Allo Spazio Oberdan di Milano, negli ultimi giorni, è stato abilmente pubblicizzato un pseudo-documentario che, sotto le mentite spoglie di un road-movie dal retrogusto kusturiçiano, nei fatti rappresenta un tentativo di bassa lega di mostrarsi autori cinematogarfici: di "My beautiful Dacia" può essere visto tranquillamente anche solo il trailer, di cui rappresenta la sequenza più riuscita, ditemi voi se l'unica...
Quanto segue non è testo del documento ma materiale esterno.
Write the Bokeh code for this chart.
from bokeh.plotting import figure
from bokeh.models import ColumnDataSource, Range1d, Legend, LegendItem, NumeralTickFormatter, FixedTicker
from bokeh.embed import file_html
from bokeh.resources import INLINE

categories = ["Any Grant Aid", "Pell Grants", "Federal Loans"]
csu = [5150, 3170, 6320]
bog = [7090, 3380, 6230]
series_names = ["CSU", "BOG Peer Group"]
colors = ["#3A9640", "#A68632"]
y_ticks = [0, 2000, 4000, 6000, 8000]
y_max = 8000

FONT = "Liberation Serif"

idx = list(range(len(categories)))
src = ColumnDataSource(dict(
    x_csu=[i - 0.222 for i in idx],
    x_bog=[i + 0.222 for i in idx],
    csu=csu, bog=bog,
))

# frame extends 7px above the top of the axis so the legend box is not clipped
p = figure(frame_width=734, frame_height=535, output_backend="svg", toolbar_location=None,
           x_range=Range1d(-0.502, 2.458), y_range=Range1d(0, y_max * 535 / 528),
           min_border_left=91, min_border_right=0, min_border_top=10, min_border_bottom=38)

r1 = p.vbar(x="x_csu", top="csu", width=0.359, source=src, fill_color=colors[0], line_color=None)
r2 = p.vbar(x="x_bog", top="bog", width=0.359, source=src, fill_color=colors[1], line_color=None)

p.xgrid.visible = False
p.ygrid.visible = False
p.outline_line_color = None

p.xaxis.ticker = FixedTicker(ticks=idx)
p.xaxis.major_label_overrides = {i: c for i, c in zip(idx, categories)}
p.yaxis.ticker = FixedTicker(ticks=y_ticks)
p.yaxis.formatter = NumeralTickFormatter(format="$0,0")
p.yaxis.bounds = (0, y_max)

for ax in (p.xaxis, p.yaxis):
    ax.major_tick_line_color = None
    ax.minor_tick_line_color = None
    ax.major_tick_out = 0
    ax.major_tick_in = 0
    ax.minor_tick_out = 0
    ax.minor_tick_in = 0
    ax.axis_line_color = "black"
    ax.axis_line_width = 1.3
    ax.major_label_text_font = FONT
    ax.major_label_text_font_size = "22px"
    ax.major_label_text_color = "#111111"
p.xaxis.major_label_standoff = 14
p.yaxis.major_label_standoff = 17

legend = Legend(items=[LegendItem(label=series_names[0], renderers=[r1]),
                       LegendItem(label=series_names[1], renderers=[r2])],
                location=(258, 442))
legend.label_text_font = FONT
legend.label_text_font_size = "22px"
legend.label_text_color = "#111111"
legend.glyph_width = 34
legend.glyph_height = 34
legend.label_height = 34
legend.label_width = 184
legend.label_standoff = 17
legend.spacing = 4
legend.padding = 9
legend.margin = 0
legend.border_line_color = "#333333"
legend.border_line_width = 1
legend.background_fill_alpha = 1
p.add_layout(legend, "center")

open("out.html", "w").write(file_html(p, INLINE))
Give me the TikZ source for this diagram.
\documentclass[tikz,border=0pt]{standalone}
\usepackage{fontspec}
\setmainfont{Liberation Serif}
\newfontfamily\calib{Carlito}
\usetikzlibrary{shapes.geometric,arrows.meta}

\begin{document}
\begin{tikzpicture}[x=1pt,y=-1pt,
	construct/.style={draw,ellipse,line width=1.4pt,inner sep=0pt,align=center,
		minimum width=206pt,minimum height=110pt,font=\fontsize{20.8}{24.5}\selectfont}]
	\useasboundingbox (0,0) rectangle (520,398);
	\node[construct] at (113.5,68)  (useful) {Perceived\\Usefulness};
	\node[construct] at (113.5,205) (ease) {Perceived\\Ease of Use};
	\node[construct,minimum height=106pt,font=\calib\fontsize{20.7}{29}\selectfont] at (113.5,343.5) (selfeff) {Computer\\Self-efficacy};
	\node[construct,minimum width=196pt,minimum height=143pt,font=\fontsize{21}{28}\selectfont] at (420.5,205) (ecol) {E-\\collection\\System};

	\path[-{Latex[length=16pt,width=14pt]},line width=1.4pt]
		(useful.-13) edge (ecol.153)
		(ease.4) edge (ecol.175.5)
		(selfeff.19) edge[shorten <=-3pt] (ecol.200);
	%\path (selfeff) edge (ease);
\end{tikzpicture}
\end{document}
Sì, tratti in sala con l'inganno un buon numero di spettatori, il doc-film senza arte né parte, si accanisce sugli ingenui propinando rumeni immobili, in costume o accanto ad una pompa di benzina, conservando per tutta la durata la faccia tosta di chi pretende di avere un'acuta comprensione della società e dello strumento audivisivo. La Dacia come mezzo per attraversare il ventennio '80-'90 rumeno è polistirolo che si frantuma, lasciando solo la fastidiosa sensazione di guardare un prodotto che può essere dato in pasto agli spettatori dietro di me, pronti a ripetere il nome di ogni oggetto che compaia sullo schermo ("un maiale!") o a ridere sentendo il "simpatico" idioma rumeno che pare un autentico italiano "taroccato" (le sequenze dell'allenatore).
Ecco, è questo che irrita di più: che questa "odissea" sia "stravagante e umoristica" solo per i milanesi figli degli happy-hour o per uno spagnolo (Julio Soto, uno dei due registi) o per un rumeno (Stefan Costantinescu, l'altro) non troppo innamorato dell propria terra. Provate a mostrare ad un rumeno questo film e vedremo: o non vive più là e ormai parla il bunga-bunga, oppure non credo uscirà entusiasta della visione semplicistica e un po' snob con cui è stata inquadrata quella nazione. Un popolo di cretini, parrebbe; quindi in questo insipido lavoro manca proprio quell'altra "Dacia" della medaglia che mostri la ricchezza e il fascino di un popolo sempre meno conosciuto (altra faccia che nei film di Kusturiça, per fare un esempio, è protagonista). Evitabilissimo.